Bannon was also, of course, the chief of staff for Clyde Cameron, who was Whitlam's Labour minister. Bannon was on deck the day when Gough Whitlam sacked Clyde Cameron. I had cause to reflect late last year, with Bannon, on that event. Bannon did not tell me how sick he was, and indeed just on the eve of Christmas I received my annual Christmas card from John and Angela.
He wrote his Christmas cards even though he knew how deeply sick he was. He prioritised his friendships, his relationships and a simple gesture such as a Christmas card at that time becomes a towering gesture from a man who was saying goodbye to those of us who were important to him.
John continued to carry a major role nationally until his death. The Prime Minister remarked on that and, I think, at John's funeral the wonderful comments from Ian McLachlan on John's role in the South Australian Cricket Association and the formation of a sensible arrangement around the magnificent rebuild of the Adelaide Oval is something that should inform sports administrators in all states—cricket administrators, in particular—and the Australian Football League and the government of Western Australia in their consideration of the football stadium in Western Australia.
One of the really interesting things that Ian McLachlan said was that he had met with John in the days prior to John's death and that John had spoken to him about the nature of the funeral and the arrangements and the celebration of his life. John had requested that both his cricket bat and cricket ball be on the stage during the eulogies at the wake for the former Premier. Ian agreed that it was entirely appropriate that John's cricket ball should be on the stage.
His cricket ball had been John's favoured weapon in cricket—although, as one would expect of John Bannon, he was not a fast bowler; he was a very good slow bowler and a highly successful slow bowler. Ian McLachlan, a former minister in the Howard government, made mention of the very spectacular bowling figures that John had continued to obtain as an experienced cricketer in the older leagues in South Australia. However, Ian was mystified by John's desire to have his cricket bat on the stage. Ian had gone back and done the calculations with the ball and realised that John's average at taking a wicket was extremely respectable—about a wicket every 17 runs. But, with the bat, John had scored—over the course of the previous 30 years—only two runs, on average, at each outing. Ian made the observation to John that he was not much of a batsman. John took umbrage at the fact that Ian had done the calculation and concluded that it wasn't two runs per innings that he had made with the bat; it was actually 2.05. I believe that correction should be on the record.
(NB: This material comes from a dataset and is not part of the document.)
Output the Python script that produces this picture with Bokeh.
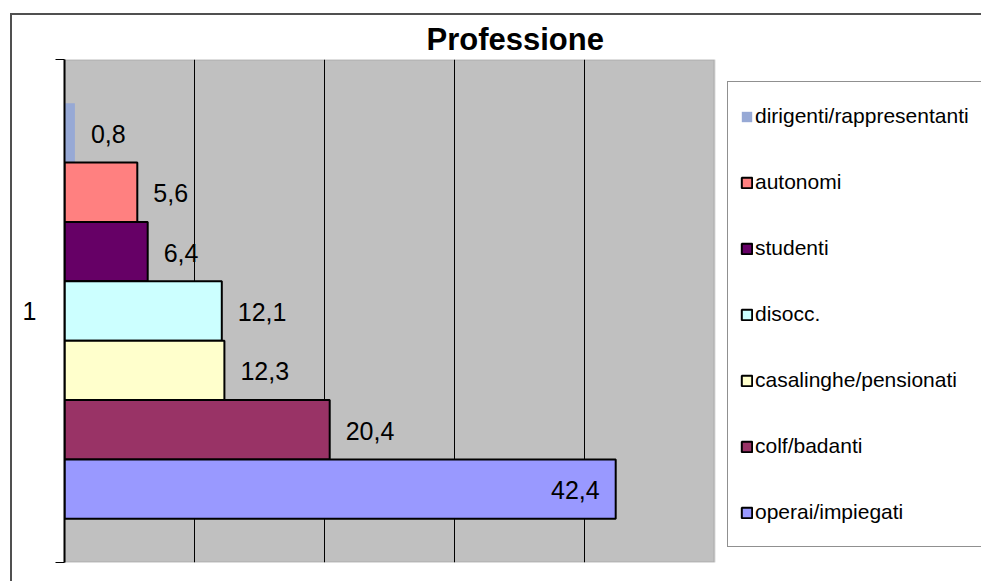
from bokeh.plotting import figure
from bokeh.models import (ColumnDataSource, Range1d, FixedTicker, Legend, LegendItem,
                          InlineStyleSheet, BoxAnnotation)
from bokeh.embed import file_html
from bokeh.resources import INLINE
from bokeh.core.properties import value

# ---------------- data ----------------
title_text = "Professione"
category = "1"
series = ["dirigenti/rappresentanti", "autonomi", "studenti", "disocc.",
          "casalinghe/pensionati", "colf/badanti", "operai/impiegati"]
values = [0.8, 5.6, 6.4, 12.1, 12.3, 20.4, 42.4]
colors = ["#97A9D5", "#FF8080", "#660066", "#CCFFFF", "#FFFFCC", "#993366", "#9999FF"]
grid_ticks = [10, 20, 30, 40]
x_max = 50

# ---------------- layout / style ----------------
FONT = "Liberation Sans"
W, H = 981, 581
LEFT, TOP, BOTTOM = 64, 59, 19
PLOT_W = 650                      # width of the grey plot area in px
x_end = x_max * (W - LEFT) / PLOT_W   # frame extends to the right to host the legend

n = len(series)
BAR_H = 0.118
ys = [1 + ((n - 1) / 2 - i) * BAR_H for i in range(n)]
labels = [f"{v:.1f}".replace(".", ",") for v in values]
imax = values.index(max(values))
line_alpha = [0.0 if i == 0 else 1.0 for i in range(n)]

src = ColumnDataSource(dict(y=ys, v=values, color=colors, la=line_alpha, label=labels))
out_idx = [i for i in range(n) if i != imax]
src_out = ColumnDataSource(dict(y=[ys[i] for i in out_idx], v=[values[i] for i in out_idx],
                                label=[labels[i] for i in out_idx]))
src_in = ColumnDataSource(dict(y=[ys[imax]], v=[values[imax]], label=[labels[imax]]))

p = figure(width=W, height=H, output_backend="svg", toolbar_location=None,
           x_range=Range1d(0, x_end), y_range=Range1d(0.5, 1.5),
           min_border_left=LEFT, min_border_right=0, min_border_top=TOP, min_border_bottom=BOTTOM)

p.background_fill_color = "white"
p.border_fill_color = "white"
p.outline_line_color = None

# grey plot area (0 .. x_max)
plot_area = BoxAnnotation(left=0, right=x_max, fill_color="#C0C0C0", fill_alpha=1,
                          line_color="#808080", line_width=2, level="image")
p.add_layout(plot_area)

p.title.text = title_text
p.title.align = "left"
p.title.offset = 362
p.title.text_font = FONT
p.title.text_font_size = "31px"
p.title.text_font_style = "bold"
p.title.text_color = "black"
p.title.standoff = 6

p.xaxis.visible = False
p.xgrid.ticker = FixedTicker(ticks=grid_ticks)
p.xgrid.grid_line_color = "black"
p.xgrid.grid_line_width = 1
p.ygrid.visible = False

yax = p.yaxis[0]
yax.ticker = FixedTicker(ticks=[1], minor_ticks=[0.5, 1.5])
yax.major_label_overrides = {1: category}
yax.major_tick_out = 0
yax.major_tick_in = 0
yax.minor_tick_out = 9
yax.minor_tick_in = 0
yax.minor_tick_line_color = "black"
yax.axis_line_color = "black"
yax.axis_line_width = 2
yax.major_label_standoff = 19
yax.major_label_text_font = FONT
yax.major_label_text_font_size = "25px"
yax.major_label_text_color = "black"

bars = p.hbar(y="y", left=0, right="v", height=BAR_H, fill_color="color",
              line_color="black", line_alpha="la", line_width=2, source=src)

p.text(x="v", y="y", text="label", source=src_out, x_offset=16, y_offset=1,
       text_align="left", text_baseline="middle", text_font=value(FONT),
       text_font_size="25px", text_color="black")
p.text(x="v", y="y", text="label", source=src_in, x_offset=-16, y_offset=1,
       text_align="right", text_baseline="middle", text_font=value(FONT),
       text_font_size="25px", text_color="black")

legend = Legend(items=[LegendItem(label=s, renderers=[bars], index=i) for i, s in enumerate(series)],
                location=(PLOT_W + 13, 15), margin=0, padding=12, spacing=22,
                glyph_width=13, glyph_height=13, label_height=44, label_standoff=2,
                label_text_font=FONT, label_text_font_size="21px", label_text_color="black",
                border_line_color="#222222", border_line_width=1,
                background_fill_color="white", background_fill_alpha=1)
p.add_layout(legend)

css = (":host { position: relative; } "
       ":host::after { content: ''; position: absolute; left: 10px; top: 13px; right: 0; bottom: 0; "
       "border-left: 2px solid #505050; border-top: 2px solid #505050; pointer-events: none; }")
p.stylesheets = [InlineStyleSheet(css=css)]

open("out.html", "w").write(file_html(p, INLINE))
John was a terrific man—a man of humour, a man of passion, a man of great differences. He was a man who brought to my party a deep sense of obligation and a deep sense of accountability. When the State Bank of South Australia collapsed, John took it all on himself. It was not John's fault, but it was appropriate that the head of a government should act like a head of a government and take all of the accountabilities for the decisions that could be anchored back to that government. John was both very old-fashioned, proper and very principled but he did take it on himself to take more responsibility for those decisions than ever any head of government should have had to have done.
John was a terrific man, a wonderful friend, an outstanding president of my party and an enduring Premier of South Australia, whose institutions will last and whose legacy to that state will be greatly appreciated for generations to come, if only because of the great decision that he made to ensure that Roxby Downs has a terrific future.